MoveToArgentina

Guide

Savings: the cushion you need for a move to Argentina

Savings don't grant residency by themselves, but they decide how calm your first year will be. Let's add up the starting budget and figure out where that money should live.

One-off costs of the first months

The first weeks are the most expensive: housing, paperwork and setting up all run in parallel. The typical starting list:

  • Flights and luggage for the whole family
  • Rental deposit and prepayment — often 1–2 months up front
  • Paperwork: apostilles, sworn translations, migration fees
  • Setting up: furniture, appliances, SIM cards, first insurance payments

How many months of living to reserve

A working benchmark is a reserve of 6–12 months of living costs on top of the one-off expenses. Comfortable living in Argentina costs well below US or Israeli levels, so the same sum stretches further — but pad for currency swings and inflation, which are part of the landscape here.

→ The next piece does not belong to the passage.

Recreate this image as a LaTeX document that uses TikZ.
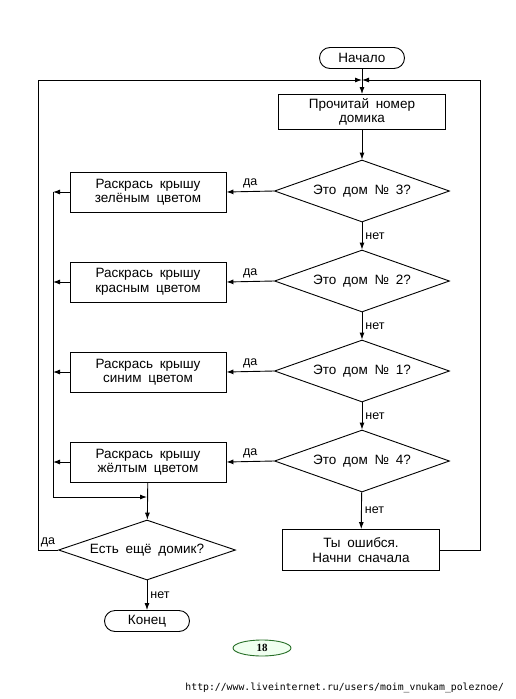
\documentclass[tikz,border=0pt]{standalone}
\usepackage{fontspec}
\setmainfont{Liberation Sans}[WordSpace=1.8]
\newfontfamily\pagefont{Liberation Serif}
\newfontfamily\urlfont{DejaVu Sans Mono}
\usetikzlibrary{arrows.meta,shapes.geometric}

\begin{document}
\begin{tikzpicture}[x=1pt, y=-1pt, line width=0.9pt,
    >={Latex[length=7pt,width=5pt]},
    every node/.style={font=\fontsize{13.5}{14.5}\selectfont, align=center},
    term/.style={draw, rounded corners=10.5pt, minimum width=85pt, minimum height=21pt, inner sep=0pt},
    act/.style={draw, minimum width=156pt, minimum height=40pt, inner sep=0pt},
    ask/.style={draw, diamond, aspect=2.8, minimum width=175pt, minimum height=62pt, inner sep=0pt},
    lbl/.style={font=\fontsize{12.5}{13}\selectfont, inner sep=3pt}]
    %%%%% START %%%%%

    \useasboundingbox (0,0) rectangle (515,699);

    \node[term] (start) at (362,58) {Начало};
    \node[act, minimum width=167pt, minimum height=35pt] (read) at (362,112) {Прочитай номер\\домика};

    \node[ask] (q3) at (362,191) {Это дом № 3?};
    \node[ask] (q2) at (362,281) {Это дом № 2?};
    \node[ask] (q1) at (362,371) {Это дом № 1?};
    \node[ask] (q4) at (362,461) {Это дом № 4?};

    \node[act] (green) at (148,192) {Раскрась крышу\\зелёным цветом};
    \node[act] (red) at (148,282) {Раскрась крышу\\красным цветом};
    \node[act] (blue) at (148,372) {Раскрась крышу\\синим цветом};
    \node[act] (yellow) at (148,462) {Раскрась крышу\\жёлтым цветом};

    \node[act, minimum width=157pt, minimum height=41pt] (err) at (361,550) {Ты ошибся.\\Начни сначала};
    \node[ask, minimum width=177pt, minimum height=60pt] (more) at (147,550) {Есть ещё домик?};
    \node[term] (stop) at (147,621) {Конец};

    \coordinate (join) at (362,80);
    \coordinate (outl) at (38,80);
    \coordinate (outr) at (480,80);
    \coordinate (inl) at (53,497);
    \coordinate (merge) at (147,497);

    % main column
    \draw[->] (start) -- (read);
    \draw[->] (read) -- (q3);
    \draw[->] (q3) -- node[lbl, right] {нет} (q2);
    \draw[->] (q2) -- node[lbl, right] {нет} (q1);
    \draw[->] (q1) -- node[lbl, right] {нет} (q4);
    \draw[->] (q4) -- node[lbl, right] {нет} (err);

    % yes branches
    \foreach \q/\b in {q3/green, q2/red, q1/blue, q4/yellow} {
        \draw[->] (\q.west) -- node[lbl, above] {да} (\b.east);
        \draw[->] (\b.west) -- (\b.west -| inl);
    }
    \draw[->] (green.west -| inl) -- (inl) -- (merge);
    \draw[->] (yellow) -- (more);
    \draw[->] (more) -- node[lbl, right] {нет} (stop);

    % loops back to the top
    \draw[->] (err.east) -| (outr) -- (join);
    \draw[->] (more.west) -- node[lbl, above] {да} (more.west -| outl) -- (outl) -- (join);

    \node[draw=black!60!green!70!gray, fill=green!6, ellipse, minimum width=58pt, minimum height=16pt, inner sep=0pt] (page) at (262,648) {\pagefont\bfseries\fontsize{11}{12}\selectfont 18};
    \node[anchor=west, inner sep=0pt, font=\urlfont\fontsize{9.8}{10}\selectfont] (url) at (185,688) {http://www.liveinternet.ru/users/moim\_vnukam\_poleznoe/};

    %%%%% END %%%%%
\end{tikzpicture}
\end{document}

If your route is rentista residency, remember: savings don't replace the required monthly income stream — they only back it up.

Where to keep the money

The golden rule: don't bring everything to Argentina. The core capital usually stays in accounts and brokerages back home, and you transfer a month or two's worth at a time — via Western Union, crypto, or foreign cards that work at a favorable rate. An Argentine account comes after the DNI and is useful for rent and local payments, but keeping savings in pesos makes little sense.